■ TO DO: Transcribe every line exactly. Leave the pictures behind.

■ DATA SECTION:
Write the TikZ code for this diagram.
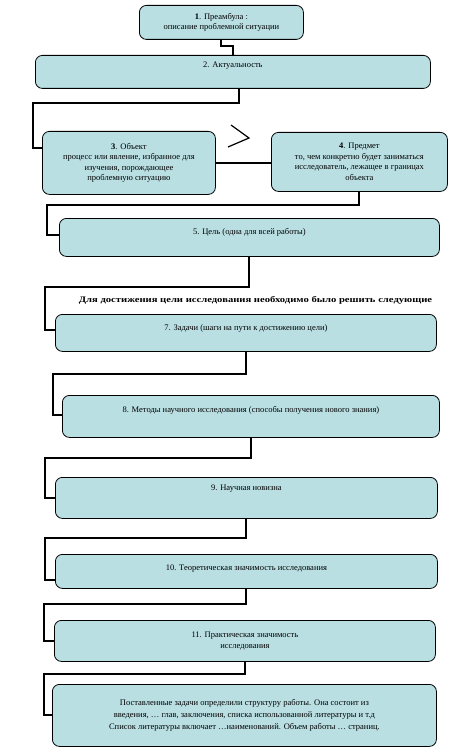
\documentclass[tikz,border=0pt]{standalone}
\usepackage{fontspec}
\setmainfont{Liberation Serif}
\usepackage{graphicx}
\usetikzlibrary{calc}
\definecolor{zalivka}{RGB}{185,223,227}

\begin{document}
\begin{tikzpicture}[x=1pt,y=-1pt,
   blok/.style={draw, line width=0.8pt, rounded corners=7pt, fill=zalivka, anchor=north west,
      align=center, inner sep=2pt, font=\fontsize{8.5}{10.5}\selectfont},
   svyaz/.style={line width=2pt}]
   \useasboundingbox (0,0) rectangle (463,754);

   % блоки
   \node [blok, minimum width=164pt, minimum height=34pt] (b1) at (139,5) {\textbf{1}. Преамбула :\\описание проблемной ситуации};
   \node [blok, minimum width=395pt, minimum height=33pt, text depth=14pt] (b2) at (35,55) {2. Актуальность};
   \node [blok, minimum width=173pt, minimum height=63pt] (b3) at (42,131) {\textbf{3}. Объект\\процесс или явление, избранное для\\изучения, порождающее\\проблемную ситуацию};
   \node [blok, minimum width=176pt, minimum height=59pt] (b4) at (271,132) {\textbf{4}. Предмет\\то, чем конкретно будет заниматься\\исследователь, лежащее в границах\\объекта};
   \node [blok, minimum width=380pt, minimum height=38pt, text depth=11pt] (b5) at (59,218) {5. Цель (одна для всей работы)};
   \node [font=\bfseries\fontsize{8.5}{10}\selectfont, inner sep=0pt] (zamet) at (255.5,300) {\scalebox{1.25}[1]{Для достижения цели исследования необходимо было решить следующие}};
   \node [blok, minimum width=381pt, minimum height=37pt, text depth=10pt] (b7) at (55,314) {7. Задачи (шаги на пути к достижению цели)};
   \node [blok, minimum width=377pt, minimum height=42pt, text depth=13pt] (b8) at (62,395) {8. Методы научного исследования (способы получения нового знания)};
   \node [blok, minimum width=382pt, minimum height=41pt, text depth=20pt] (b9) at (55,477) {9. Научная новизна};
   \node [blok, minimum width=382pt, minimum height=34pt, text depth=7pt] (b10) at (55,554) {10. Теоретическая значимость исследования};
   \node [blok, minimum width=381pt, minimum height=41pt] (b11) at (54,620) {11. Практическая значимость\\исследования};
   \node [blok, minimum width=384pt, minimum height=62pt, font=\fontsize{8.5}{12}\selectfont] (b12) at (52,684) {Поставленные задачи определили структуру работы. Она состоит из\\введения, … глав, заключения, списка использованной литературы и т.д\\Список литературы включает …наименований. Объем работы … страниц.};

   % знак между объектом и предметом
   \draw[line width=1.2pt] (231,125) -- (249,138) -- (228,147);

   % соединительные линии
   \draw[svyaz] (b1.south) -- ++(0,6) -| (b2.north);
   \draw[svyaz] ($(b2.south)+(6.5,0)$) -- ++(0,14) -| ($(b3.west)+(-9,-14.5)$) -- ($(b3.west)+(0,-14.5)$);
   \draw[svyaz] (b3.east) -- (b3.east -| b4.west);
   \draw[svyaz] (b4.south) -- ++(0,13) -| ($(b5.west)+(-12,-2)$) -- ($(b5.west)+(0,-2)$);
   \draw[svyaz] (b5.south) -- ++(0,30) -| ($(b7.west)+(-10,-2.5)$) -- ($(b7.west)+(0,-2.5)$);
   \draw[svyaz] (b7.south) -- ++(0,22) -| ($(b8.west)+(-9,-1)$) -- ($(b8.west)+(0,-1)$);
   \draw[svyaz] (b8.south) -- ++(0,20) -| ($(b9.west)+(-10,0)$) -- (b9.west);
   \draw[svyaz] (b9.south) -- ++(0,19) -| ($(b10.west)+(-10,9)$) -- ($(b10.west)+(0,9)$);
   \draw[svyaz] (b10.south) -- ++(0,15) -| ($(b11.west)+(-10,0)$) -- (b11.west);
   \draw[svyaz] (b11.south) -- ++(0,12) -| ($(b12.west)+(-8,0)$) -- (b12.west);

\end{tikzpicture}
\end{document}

■ PROBLEM SOLUTION:
Write the TikZ code for this diagram.
\documentclass[tikz,border=0pt]{standalone}
\usepackage{fontspec}
\setmainfont{Liberation Serif}
\usepackage{graphicx}
\usetikzlibrary{calc}
\definecolor{zalivka}{RGB}{185,223,227}

\begin{document}
\begin{tikzpicture}[x=1pt,y=-1pt,
   blok/.style={draw, line width=0.8pt, rounded corners=7pt, fill=zalivka, anchor=north west,
      align=center, inner sep=2pt, font=\fontsize{8.5}{10.5}\selectfont},
   svyaz/.style={line width=2pt}]
   \useasboundingbox (0,0) rectangle (463,754);

   % блоки
   \node [blok, minimum width=164pt, minimum height=34pt] (b1) at (139,5) {\textbf{1}. Преамбула :\\описание проблемной ситуации};
   \node [blok, minimum width=395pt, minimum height=33pt, text depth=14pt] (b2) at (35,55) {2. Актуальность};
   \node [blok, minimum width=173pt, minimum height=63pt] (b3) at (42,131) {\textbf{3}. Объект\\процесс или явление, избранное для\\изучения, порождающее\\проблемную ситуацию};
   \node [blok, minimum width=176pt, minimum height=59pt] (b4) at (271,132) {\textbf{4}. Предмет\\то, чем конкретно будет заниматься\\исследователь, лежащее в границах\\объекта};
   \node [blok, minimum width=380pt, minimum height=38pt, text depth=11pt] (b5) at (59,218) {5. Цель (одна для всей работы)};
   \node [font=\bfseries\fontsize{8.5}{10}\selectfont, inner sep=0pt] (zamet) at (255.5,300) {\scalebox{1.25}[1]{Для достижения цели исследования необходимо было решить следующие}};
   \node [blok, minimum width=381pt, minimum height=37pt, text depth=10pt] (b7) at (55,314) {7. Задачи (шаги на пути к достижению цели)};
   \node [blok, minimum width=377pt, minimum height=42pt, text depth=13pt] (b8) at (62,395) {8. Методы научного исследования (способы получения нового знания)};
   \node [blok, minimum width=382pt, minimum height=41pt, text depth=20pt] (b9) at (55,477) {9. Научная новизна};
   \node [blok, minimum width=382pt, minimum height=34pt, text depth=7pt] (b10) at (55,554) {10. Теоретическая значимость исследования};
   \node [blok, minimum width=381pt, minimum height=41pt] (b11) at (54,620) {11. Практическая значимость\\исследования};
   \node [blok, minimum width=384pt, minimum height=62pt, font=\fontsize{8.5}{12}\selectfont] (b12) at (52,684) {Поставленные задачи определили структуру работы. Она состоит из\\введения, … глав, заключения, списка использованной литературы и т.д\\Список литературы включает …наименований. Объем работы … страниц.};

   % знак между объектом и предметом
   \draw[line width=1.2pt] (231,125) -- (249,138) -- (228,147);

   % соединительные линии
   \draw[svyaz] (b1.south) -- ++(0,6) -| (b2.north);
   \draw[svyaz] ($(b2.south)+(6.5,0)$) -- ++(0,14) -| ($(b3.west)+(-9,-14.5)$) -- ($(b3.west)+(0,-14.5)$);
   \draw[svyaz] (b3.east) -- (b3.east -| b4.west);
   \draw[svyaz] (b4.south) -- ++(0,13) -| ($(b5.west)+(-12,-2)$) -- ($(b5.west)+(0,-2)$);
   \draw[svyaz] (b5.south) -- ++(0,30) -| ($(b7.west)+(-10,-2.5)$) -- ($(b7.west)+(0,-2.5)$);
   \draw[svyaz] (b7.south) -- ++(0,22) -| ($(b8.west)+(-9,-1)$) -- ($(b8.west)+(0,-1)$);
   \draw[svyaz] (b8.south) -- ++(0,20) -| ($(b9.west)+(-10,0)$) -- (b9.west);
   \draw[svyaz] (b9.south) -- ++(0,19) -| ($(b10.west)+(-10,9)$) -- ($(b10.west)+(0,9)$);
   \draw[svyaz] (b10.south) -- ++(0,15) -| ($(b11.west)+(-10,0)$) -- (b11.west);
   \draw[svyaz] (b11.south) -- ++(0,12) -| ($(b12.west)+(-8,0)$) -- (b12.west);

\end{tikzpicture}
\end{document}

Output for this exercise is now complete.